Posterior Cervical Fusion
Posterior Cervical Fusion is a surgical procedure in which screws, rods, and bone graft are used to weld adjacent bones together and stop motion. This is often combined with cervical foraminotomy or laminectomy to decompress affected nerves or the spinal cord.
Who can Benefit from Posterior Cervical Fusion?
Candidates for fusion surgery generally have neck pain, arm pain, and difficulty walking. Posterior fusion with laminectomy is often chosen in patients who have spinal cord compression over multiple levels. Posterior spinal fusion is also chosen as an addition to anterior spinal fusion if three or more levels require surgical fusion. For many conditions, posterior spinal fusion is an excellent option and can result in dramatic improvement in pain symptoms and quality of life.
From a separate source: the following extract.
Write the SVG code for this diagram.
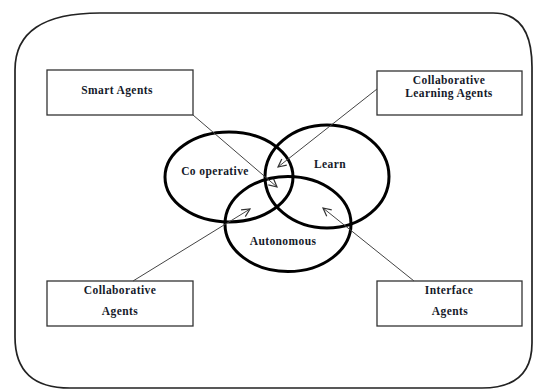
<svg xmlns="http://www.w3.org/2000/svg" width="536" height="390" viewBox="0 0 536 390">
  <style>
    .frame { fill: #fff; stroke: #222; stroke-width: 1.7; }
    .box { fill: #fff; stroke: #333; stroke-width: 1.3; }
    .set { fill: none; stroke: #000; stroke-width: 3; }
    .lbl { font-family: "Liberation Serif", "Times New Roman", serif; font-weight: bold; font-size: 11.5px; fill: #151a2a; text-anchor: middle; letter-spacing: 0.4px; }
    .link { stroke: #444; stroke-width: 1; fill: none; marker-end: url(#open); }
  </style>
  <defs>
    <marker id="open" viewBox="0 0 10 10" refX="9" refY="5" markerWidth="10" markerHeight="10" markerUnits="userSpaceOnUse" orient="auto">
      <path d="M1,1 L9,5 L1,9" fill="none" stroke="#333" stroke-width="1.2"/>
    </marker>
  </defs>
  <rect width="536" height="390" fill="#fff"/>

  <!-- outer rounded frame -->
  <path class="frame" d="M100,13 L493,13 Q532,13 532,67 L532,343 Q532,388 482,388 L70,388 Q15,388 15,337 L15,70 Q15,13 100,13 Z"/>

  <!-- overlapping sets -->
  <g id="set-cooperative">
    <ellipse class="set" cx="229" cy="177" rx="64" ry="45"/>
    <text class="lbl" x="215" y="175">Co operative</text>
  </g>
  <g id="set-learn">
    <ellipse class="set" cx="327" cy="176.5" rx="62" ry="51.5"/>
    <text class="lbl" x="330" y="168">Learn</text>
  </g>
  <g id="set-autonomous">
    <ellipse class="set" cx="288" cy="224" rx="63" ry="47.5"/>
    <text class="lbl" x="283" y="245">Autonomous</text>
  </g>

  <!-- agent boxes -->
  <g id="smart-agents">
    <rect class="box" x="47" y="70" width="146" height="45"/>
    <text class="lbl" x="117" y="94">Smart Agents</text>
  </g>
  <g id="collaborative-learning-agents">
    <rect class="box" x="377" y="71" width="145" height="44"/>
    <text class="lbl" x="449" y="84">Collaborative</text>
    <text class="lbl" x="449" y="97">Learning Agents</text>
  </g>
  <g id="collaborative-agents">
    <rect class="box" x="47" y="281" width="146" height="45"/>
    <text class="lbl" x="120" y="294">Collaborative</text>
    <text class="lbl" x="120" y="315">Agents</text>
  </g>
  <g id="interface-agents">
    <rect class="box" x="377" y="281" width="145" height="45"/>
    <text class="lbl" x="449" y="294">Interface</text>
    <text class="lbl" x="450" y="315">Agents</text>
  </g>

  <!-- connectors -->
  <g id="connectors">
    <line class="link" x1="193" y1="115" x2="277" y2="187"/>
    <line class="link" x1="377" y1="89" x2="278" y2="167"/>
    <line class="link" x1="133" y1="281" x2="250" y2="209"/>
    <line class="link" x1="414" y1="281" x2="323" y2="208"/>
  </g>
</svg>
General Surgical Procedure
The cervical spine is exposed through a posterior (back) incision and the target level is marked using imaging. Some combination of screws, hooks and rods are placed in the bones that are being fused. X-rays are taken to confirm proper placement. A cervical laminectomy to relieve compression of the spinal cord or cervical foraminotomy to relive nerve root compression can be done at this time. The incision is closed with absorbable stitches and/or staples and the patient is brought to the recovery area. After completing the surgery patient will usually spend two to three nights in the hospital.
Find more detailed information on what to expect during surgery here.
Spine Surgery in Minneapolis
Patients who posterior cervical surgery can often return to light activities within a few weeks, but this can vary depending on the individual patient, number of levels treated and other factors. Rest, physical therapy, and a course of pain management medication will all be included in the recovery period.